1966 novel by Margaret Walker
Jubilee (1966) is a historical novel written by Margaret Walker, which focuses on the story of a biracial slave during the American Civil War. It is set in Georgia and later in various parts of Alabama in the mid-19th century before, during, and after the Civil War.
Plot summary
Jubilee is the semi-fictional story of Vyry Brown, based on the life of author Margaret Walker's great-grandmother, Margaret Duggans Ware Brown. Vyry Brown is a mixed-race slave—the unacknowledged daughter of her master—who is born on the Dutton plantation in Georgia. The novel follows her experiences from early childhood to adult life.

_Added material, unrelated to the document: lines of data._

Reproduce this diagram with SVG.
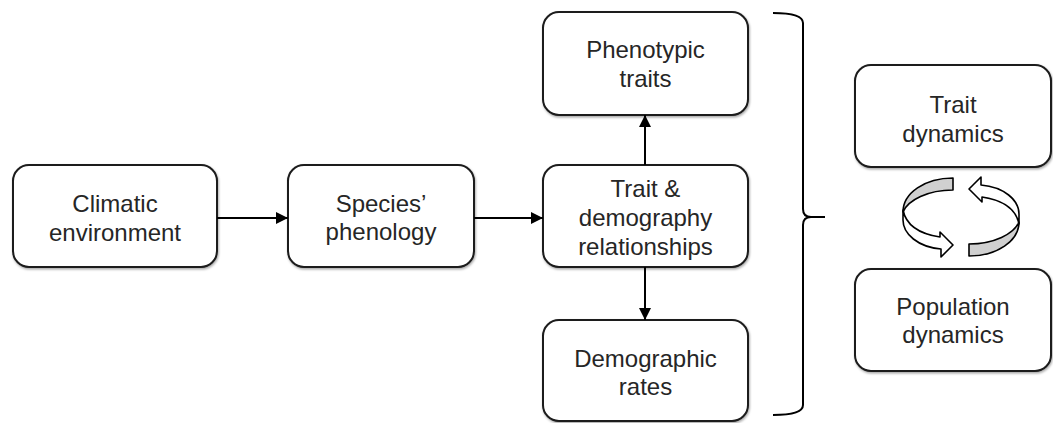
<svg xmlns="http://www.w3.org/2000/svg" width="1053" height="423" viewBox="0 0 1053 423">
<defs>
<filter id="sh" x="-5%" y="-5%" width="110%" height="115%">
<feDropShadow dx="0.8" dy="1.5" stdDeviation="1" flood-color="#000" flood-opacity="0.35"/>
</filter>
<marker id="ah" markerUnits="userSpaceOnUse" markerWidth="12" markerHeight="12" refX="12" refY="6" orient="auto">
<path d="M0,0 L12,6 L0,12 Z" fill="#000"/>
</marker>
</defs>
<style>
.box{fill:#fff;stroke:#1a1a1a;stroke-width:2;filter:url(#sh)}
.t{font-family:"Liberation Sans",Arial,sans-serif;font-size:24px;fill:#262626;text-anchor:middle}
.c{stroke:#000;stroke-width:2;fill:none}
.cyc{stroke:#000;stroke-width:1.6;stroke-linejoin:round}
</style>
<g id="climatic">
<rect class="box" x="13" y="165" width="204" height="102" rx="16"/>
<text class="t" x="115" y="212">Climatic</text>
<text class="t" x="115" y="241">environment</text>
</g>
<g id="phenology">
<rect class="box" x="288" y="165" width="186" height="102" rx="16"/>
<text class="t" x="381" y="212">Species’</text>
<text class="t" x="381" y="240">phenology</text>
</g>
<g id="phenotypic">
<rect class="box" x="543" y="12" width="205" height="103" rx="16"/>
<text class="t" x="645.5" y="58">Phenotypic</text>
<text class="t" x="645.5" y="87">traits</text>
</g>
<g id="relationships">
<rect class="box" x="543" y="165" width="205" height="102" rx="16"/>
<text class="t" x="645.5" y="197">Trait &amp;</text>
<text class="t" x="645.5" y="226">demography</text>
<text class="t" x="645.5" y="255">relationships</text>
</g>
<g id="demographic">
<rect class="box" x="543" y="320" width="205" height="101" rx="16"/>
<text class="t" x="645.5" y="367">Demographic</text>
<text class="t" x="645.5" y="395">rates</text>
</g>
<g id="traitdyn">
<rect class="box" x="855" y="65" width="196" height="102" rx="16"/>
<text class="t" x="953" y="113">Trait</text>
<text class="t" x="953" y="142">dynamics</text>
</g>
<g id="popdyn">
<rect class="box" x="855" y="269" width="196" height="102" rx="16"/>
<text class="t" x="953" y="315">Population</text>
<text class="t" x="953" y="343">dynamics</text>
</g>
<g id="connectors">
<line class="c" x1="217" y1="218" x2="288" y2="218" marker-end="url(#ah)"/>
<line class="c" x1="474" y1="218" x2="543" y2="218" marker-end="url(#ah)"/>
<line class="c" x1="645" y1="165" x2="645" y2="115" marker-end="url(#ah)"/>
<line class="c" x1="645" y1="267" x2="645" y2="320" marker-end="url(#ah)"/>
<path class="c" d="M773,13 Q803,13 803,23 L803,209 Q803,217 811,217 Q803,217 803,225 L803,405 Q803,415 773,415"/>
<line class="c" x1="810" y1="217" x2="825" y2="217"/>
</g>
<g id="cycle">
<g id="cycleLeft">
<path class="cyc" fill="#d0d0d0" d="M953,178 C925,178 903,193 903,212 C908,200 928,190 953,190 Z"/>
<path class="cyc" fill="#fff" d="M903,210 C906,225 920,234 940,237 L940,232 L953,245 L941,257 L941,249 C918,247 903,234 903,220 Z"/>
</g>
<g transform="rotate(180 961 217)">
<path class="cyc" fill="#d0d0d0" d="M953,178 C925,178 903,193 903,212 C908,200 928,190 953,190 Z"/>
<path class="cyc" fill="#fff" d="M903,210 C906,225 920,234 940,237 L940,232 L953,245 L941,257 L941,249 C918,247 903,234 903,220 Z"/>
</g>
</g>
</svg>
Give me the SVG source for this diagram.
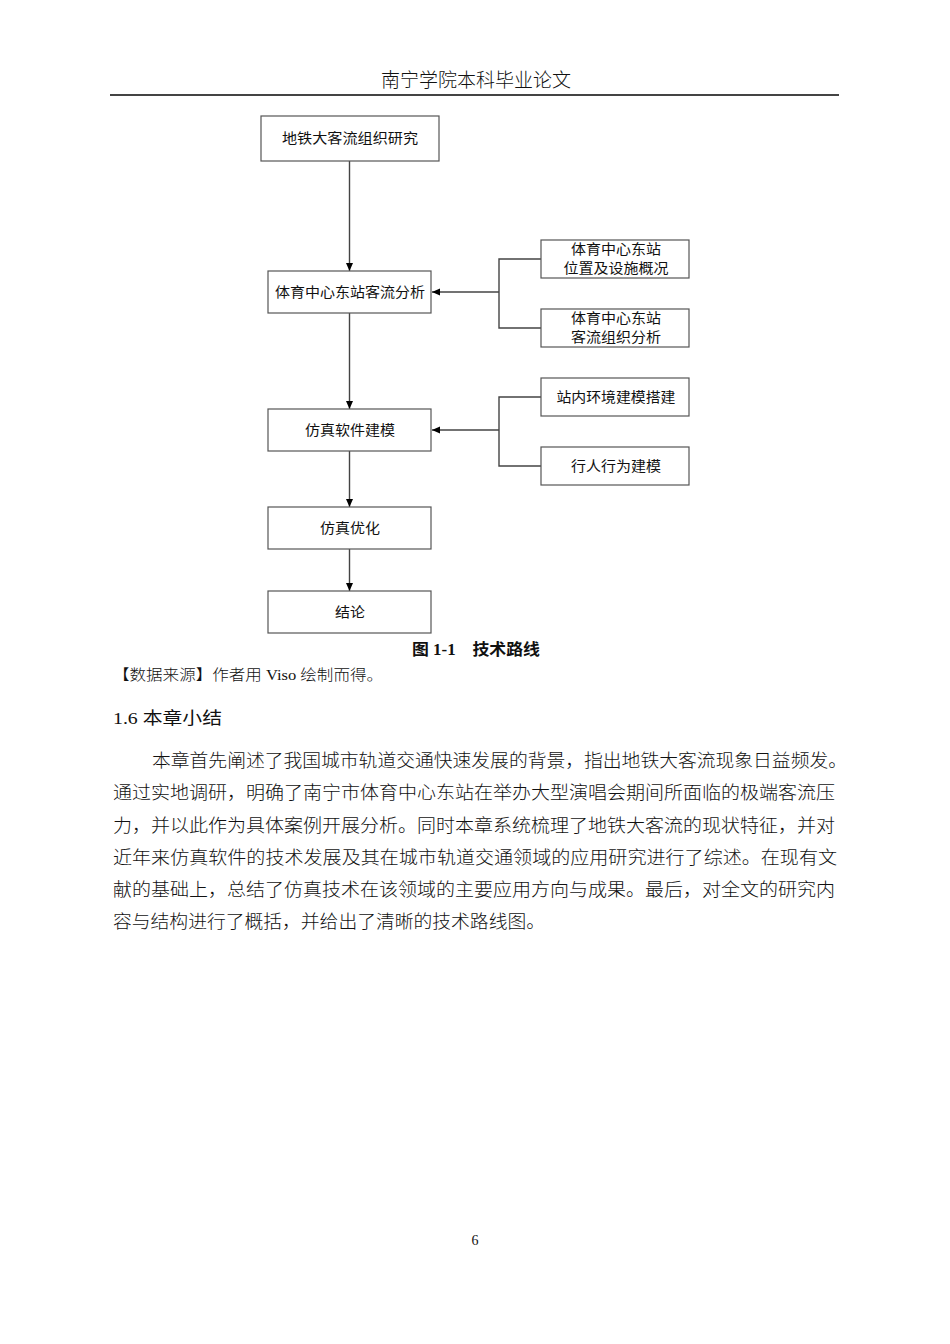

The story of Vyry's life in the novel spans three major periods of American history: Slavery, the Civil War, and Reconstruction.
Setting (location)
The historic novel is set in parts of Georgia and Alabama, such as:
Historical events (chronological order)
Before the Civil War the Bible was quoted to justify slavery as a natural and righteous state. Slaves meanwhile identified with the Old Testament Hebrew slaves who were liberated by Moses.
Jubilee follows the course of the Civil War and Reconstruction, where violence by the Ku Klux Klan was unfortunately common. Specific events from this historical novel (in chronological order) include:
- 1857: The South was victorious in the Dred Scott case.
- March 4, 1861: Abraham Lincoln was inaugurated the sixteenth president of the United States. (184)
- April 1861: Guns of Charleston, South Carolina, fired on the Federal flag at Fort Sumter. President Lincoln declared the seceded states of the Confederacy to be in a state of rebellion which must be put down if the Union was to be preserved. (195)
- July 1861: The capital of the Confederacy was moved from Montgomery to Richmond. (201)
- 1862: The South was winning the war. (208) (Despite Union victories at the battles of Pea Ridge and Shiloh)
- July 18, 1862: 'Fighting Joe' Wheeler was named commander of the cavalry of the Army of Tennessee by General Bragg. (213)
- Summer of 1863: Battle of Gettysburg with General Robert E. Lee and his Army of Northern Virginia which "failed in their second attempt to invade northern territory" (214) (Union Victory)
- July 1863: Battle of Vicksburg with General Ulysses S. Grant. (Union victory)
- 1863: Marked a turning of the tide in favor of the Union forces (245); word spread that Abraham Lincoln would issue an proclamation to free slaves in Union-held territories. Thousands of slaves fled plantations. The South saw a wholesale disappearance of blacks seeking the "protection of the Union armies" (246). Abraham Lincoln was seen by blacks as a new Moses. The war also evinced technological progress: Union soldiers now fought with repeating rifles and longer projectiles, while the navy began to use iron-clad gunboats instead of wooden sail ships.
- February 17, 1864: To fight currency depreciation, the Confederate Congress passed Treasury Secretary Christopher Memminger's plan requiring citizens to turn in their paper currency and buy long-term war bonds. The measure failed to prevent the collapse of Confederate credit.
- August 7, 1864: End of the naval battle on Mobile Bay, a Union victory
- January 1, 1865: Emancipation Proclamation repeated in Georgia (Vyry and family are free)
- 1868: The Ku Klux Klan rode for three days and nights during the national elections, resulting in terrible violence.
Court case
In 1978, Margaret Walker sued Alex Haley, claiming that his 1976 novel Roots: The Saga of an American Family had violated Jubilee's copyright by borrowing from her novel. The case was dismissed.[1]
Adaptation
Jubilee was adapted into a three-act opera by Ulysses Kay, to a libretto by Donald Dorr; it was commissioned by Opera/South and premiered in 1976.[2]